The investigation, carried out at the request of the refugee agency, found that up to 70 people, including three UNHCR local employees, were involved in a complex scheme to extort money from the refugees for various services at the Nairobi office. Resettlement could cost between $3,000 and $5,000. UNHCR itself does not charge fees for resettlement programmes.

Nine people, including the three UNHCR employees, were charged with conspiracy and other crimes and could face more than 10 years in jail. The refugee agency employees have been suspended without pay, and the agency said it reserved the right to take further action against them pending the results of the trial.

The High Commissioner said he and UNHCR's worldwide staff "are both ashamed and outraged by the despicable actions described in this report." He said there was "no excuse, no defence, for such contemptible behaviour," adding that those who "prey on poor and desperate refugees must be punished to the full extent of the law."

Lubbers, who became High Commissioner in January 2001, said the report confirmed suspicions by the agency when it first sought the independent investigation in late 2000. "We in UNHCR must accept institutional responsibility for allowing an environment in which these activities could take place," he added.

That environment eventually included direct threats to UNHCR staff who tried to help with the investigation. During the probe, five UNHCR staff members - including the then-country representative - had to be evacuated after receiving such threats.

Criminal infiltration

"It shows that in an era of mass migration, global organised crime, human trafficking and smuggling, we are not immune to criminal infiltration," the High Commissioner said. "But I am particularly disturbed by the apparent management lapses at various levels of UNHCR which allowed an environment in which corruption could take root in Nairobi."

Even as the investigation was continuing, he said, the agency had already focused its attention on "rectifying several internal structural and management concerns" that may have contributed to making the scandal possible.

The agency said it changed its entire staff in Nairobi dealing with protection and resettlement issues as early as January 2001, and that it deployed additional international staff to the office the same month.

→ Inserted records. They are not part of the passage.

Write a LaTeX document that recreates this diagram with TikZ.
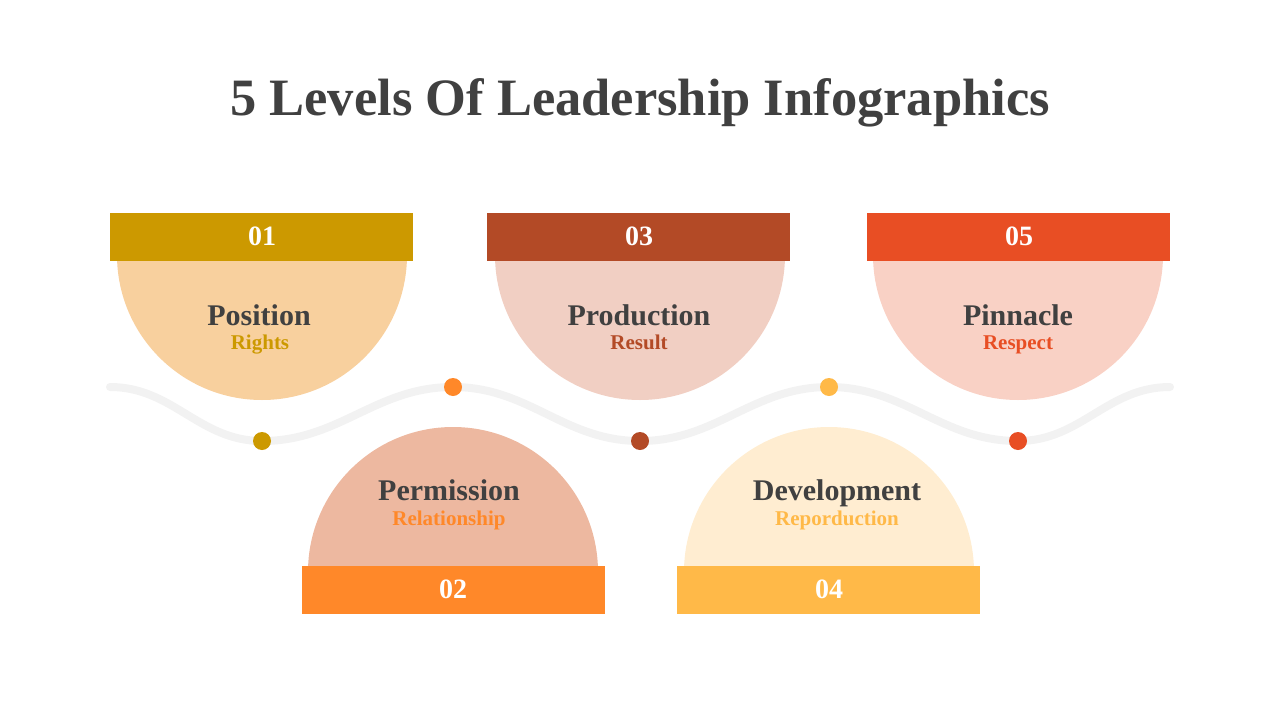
\documentclass[tikz,border=0pt]{standalone}
\usepackage{fontspec}
\setmainfont{Liberation Serif}
\usetikzlibrary{positioning}
\definecolor{titlegray}{HTML}{404040}
\definecolor{wavegray}{HTML}{F2F2F2}
\definecolor{gold}{HTML}{CC9900}
\definecolor{orangeA}{HTML}{FF8829}
\definecolor{rust}{HTML}{B34A26}
\definecolor{amber}{HTML}{FFB948}
\definecolor{vermil}{HTML}{E84E24}
\definecolor{discA}{HTML}{F8D09E}
\definecolor{discB}{HTML}{EDB8A0}
\definecolor{discC}{HTML}{F1CFC3}
\definecolor{discD}{HTML}{FFEDD1}
\definecolor{discE}{HTML}{F9D1C5}
\tikzset{
    numbox/.style={rectangle,fill=#1,minimum width=303pt,minimum height=48pt,inner sep=0pt},
    numtext/.style={anchor=base,inner sep=0pt,text=white,font=\fontsize{28}{30}\selectfont\bfseries},
    heading/.style={anchor=base,text=titlegray,font=\fontsize{30}{32}\selectfont\bfseries,inner sep=0pt},
    subhead/.style={anchor=base,text=#1,font=\fontsize{21}{23}\selectfont\bfseries,inner sep=0pt},
    dot/.style={circle,fill=#1,minimum size=18pt,inner sep=0pt}
}

\begin{document}
\begin{tikzpicture}[x=1pt,y=-1pt]
    \useasboundingbox (0,0) rectangle (1280,720);

    \node [anchor=base,inner sep=0pt,text=titlegray,font=\fontsize{52.5}{56}\selectfont\bfseries] (title) at (640,115) {5 Levels Of Leadership Infographics};

    \fill [discA] (117,255) arc[start angle=180,end angle=0,radius=145] -- cycle;
    \fill [discC] (495,255) arc[start angle=180,end angle=0,radius=145] -- cycle;
    \fill [discE] (873,255) arc[start angle=180,end angle=0,radius=145] -- cycle;
    \fill [discB] (308,572) arc[start angle=180,end angle=360,radius=145] -- cycle;
    \fill [discD] (684,572) arc[start angle=180,end angle=360,radius=145] -- cycle;

    \coordinate (w0) at (110,387);
    \coordinate (p1) at (262,441);
    \coordinate (p2) at (453,387);
    \coordinate (p3) at (640,441);
    \coordinate (p4) at (829,387);
    \coordinate (p5) at (1018,441);
    \coordinate (w6) at (1170,387);
    \draw [wavegray,line width=8pt,line cap=round] (w0) to[out=0,in=180] (p1) to[out=0,in=180] (p2)
        to[out=0,in=180] (p3) to[out=0,in=180] (p4) to[out=0,in=180] (p5) to[out=0,in=180] (w6);

    \node [dot=gold] (d1) at (p1) {};
    \node [dot=orangeA] (d2) at (p2) {};
    \node [dot=rust] (d3) at (p3) {};
    \node [dot=amber] (d4) at (p4) {};
    \node [dot=vermil] (d5) at (p5) {};

    \node [numbox=gold] (n1) at (261.5,237) {};
    \node [numbox=rust] (n3) at (638.5,237) {};
    \node [numbox=vermil] (n5) at (1018.5,237) {};
    \node [numbox=orangeA] (n2) at (453.5,590) {};
    \node [numbox=amber] (n4) at (828.5,590) {};
    \node [numtext] (t1) at (262,245) {01};
    \node [numtext] (t3) at (639,245) {03};
    \node [numtext] (t5) at (1019,245) {05};
    \node [numtext] (t2) at (453,598) {02};
    \node [numtext] (t4) at (829,598) {04};

    \node [heading] (h1) at (259,325) {Position};
    \node [subhead=gold] (s1) at (260,349) {Rights};
    \node [heading] (h3) at (639,325) {Production};
    \node [subhead=rust] (s3) at (639,349) {Result};
    \node [heading] (h5) at (1018,325) {Pinnacle};
    \node [subhead=vermil] (s5) at (1018,349) {Respect};
    \node [heading] (h2) at (449,500) {Permission};
    \node [subhead=orangeA] (s2) at (449,525) {Relationship};
    \node [heading] (h4) at (837,500) {Development};
    \node [subhead=amber] (s4) at (837,525) {Reporduction};
\end{tikzpicture}
\end{document}
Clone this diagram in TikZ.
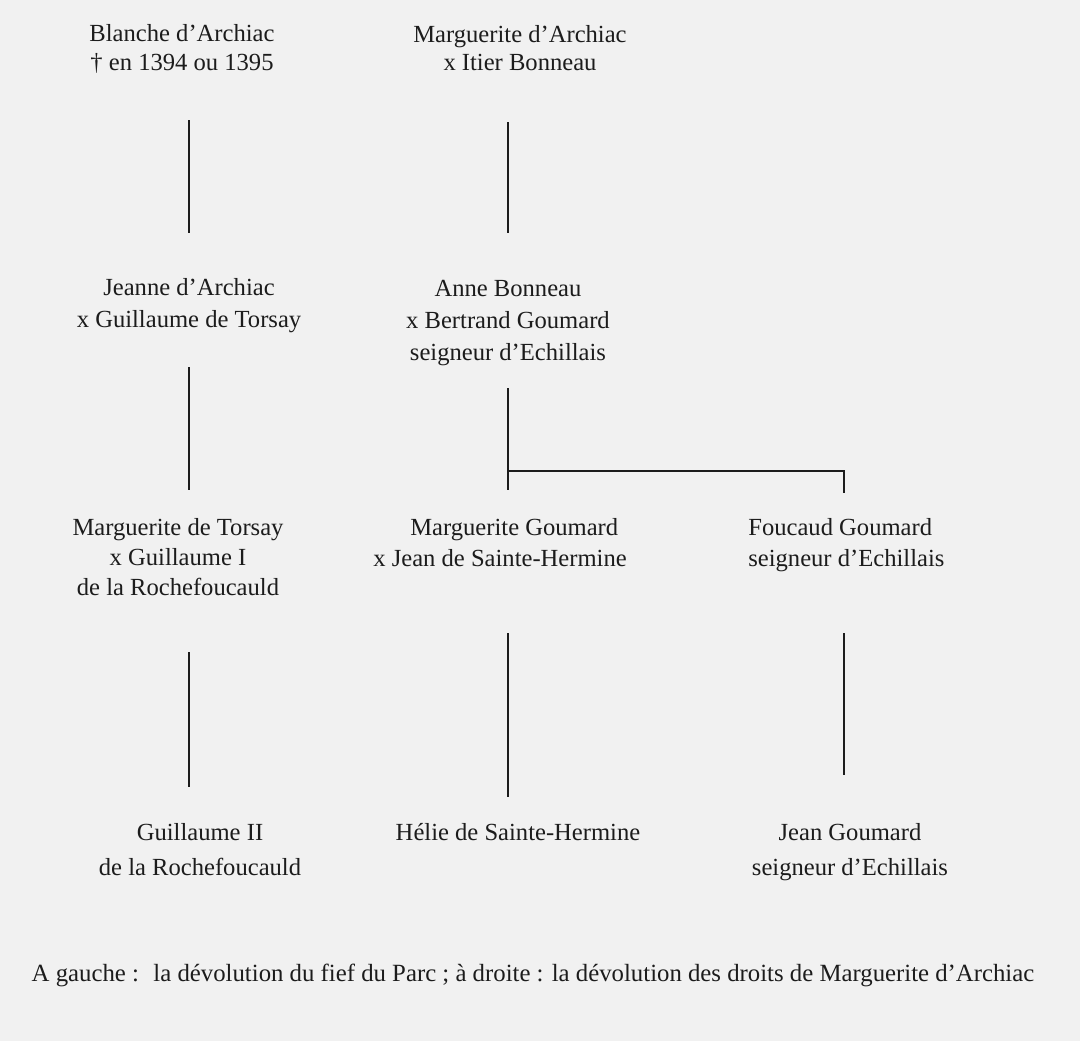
\documentclass[tikz,border=0pt]{standalone}
\usepackage{fontspec}
\setmainfont{Liberation Serif}
\usepackage{tikz}
\usetikzlibrary{positioning}
\usetikzlibrary{calc}
\definecolor{papier}{RGB}{241,241,241}
\definecolor{encre}{RGB}{28,28,28}
\tikzstyle{personne}=[align=center,inner sep=0pt,text=encre]
\tikzstyle{agauche}=[personne,align=left,anchor=west]
\tikzstyle{lien} = [draw,encre,line width=0.8pt]
\tikzstyle{legende} = [inner sep=0pt,text=encre,font=\fontsize{14.1}{16}\selectfont]

\begin{document}
\begin{tikzpicture}[x=0.02cm,y=-0.02cm]

    \fill[papier] (0,0) rectangle (1080,1041);
    \useasboundingbox (0,0) rectangle (1080,1041);

    % les personnes
    \foreach \pos/\name/\ecart/\texte in {{(182,49)/blanche/16.4/{Blanche d’Archiac\\† en 1394 ou 1395}},
                                   {(520,48)/margA/16.4/{Marguerite d’Archiac\\x Itier Bonneau}},
                                   {(189,306)/jeanne/18.1/{Jeanne d’Archiac\\x Guillaume de Torsay}},
                                   {(508,323)/anne/18.4/{Anne Bonneau\\x Bertrand Goumard\\seigneur d’Echillais}},
                                   {(178,557)/margT/17/{Marguerite de Torsay\\x Guillaume I\\de la Rochefoucauld}},
                                   {(518,832)/helie/16/{Hélie de Sainte-Hermine}},
                                   {(200,849.5)/guillaume/19.8/{Guillaume II\\de la Rochefoucauld}},
                                   {(850,852.5)/jeanG/19.8/{Jean Goumard\\seigneur d’Echillais}}}
            \node[personne,font=\fontsize{14}{\ecart}\selectfont] (\name) at \pos {\texte};
    \foreach \pos/\name/\ecart/\texte in {{(373,542.5)/margG/17.6/{\hspace*{0.74cm}Marguerite Goumard\\x Jean de Sainte-Hermine}},
                                   {(748,545)/foucaud/17.6/{Foucaud Goumard\\seigneur d’Echillais}}}
            \node[agauche,font=\fontsize{14}{\ecart}\selectfont] (\name) at \pos {\texte};

    % bouts des traits
    \coordinate (blancheB) at (189,120);
    \coordinate (jeanneH) at (189,233);
    \coordinate (margAB) at (508,122);
    \coordinate (anneH) at (508,233);
    \coordinate (jeanneB) at (189,367);
    \coordinate (margTH) at (189,490);
    \coordinate (anneB) at (508,388);
    \coordinate (margGH) at (508,490);
    \coordinate (fourche) at (508,471);
    \coordinate (foucaudH) at (844,493);
    \coordinate (margTB) at (189,652);
    \coordinate (guillaumeH) at (189,787);
    \coordinate (margGB) at (508,633);
    \coordinate (helieH) at (508,797);
    \coordinate (foucaudB) at (844,633);
    \coordinate (jeanGH) at (844,775);

    % Connect parents with children
    \path[lien] (blancheB) -- (jeanneH);
    \path[lien] (margAB) -- (anneH);
    \path[lien] (jeanneB) -- (margTH);
    \path[lien] (anneB) -- (margGH);
    \path[lien] (fourche) -| (foucaudH);
    \path[lien] (margTB) -- (guillaumeH);
    \path[lien] (margGB) -- (helieH);
    \path[lien] (foucaudB) -- (jeanGH);

   \node[legende] (legende) at (533,975) {A gauche :~ la dévolution du fief du Parc ; à droite : la dévolution des droits de Marguerite d’Archiac};

\end{tikzpicture}
\end{document}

Other remedial measures taken included the creation of a so-called transparency committee composed of UNHCR protection staff, officers of embassies representing the resettlement countries, non-governmental organisations and representatives of civil society.

The agency is carrying out frequent security spot checks of operations in Nairobi and instituting a new, tamper-proof file system for resettlement cases. It is also strengthening staff training in fraud awareness and prevention, and separating eligibility interviews on resettlement from the decision-making process on the cases.

Neither the investigators nor Deputy High Commissioner Mary Ann Wyrsch could say how many people were wrongly resettled. More than 26,000 refugees from Kenya were resettled with the help of UNHCR between 1999 and August 2001.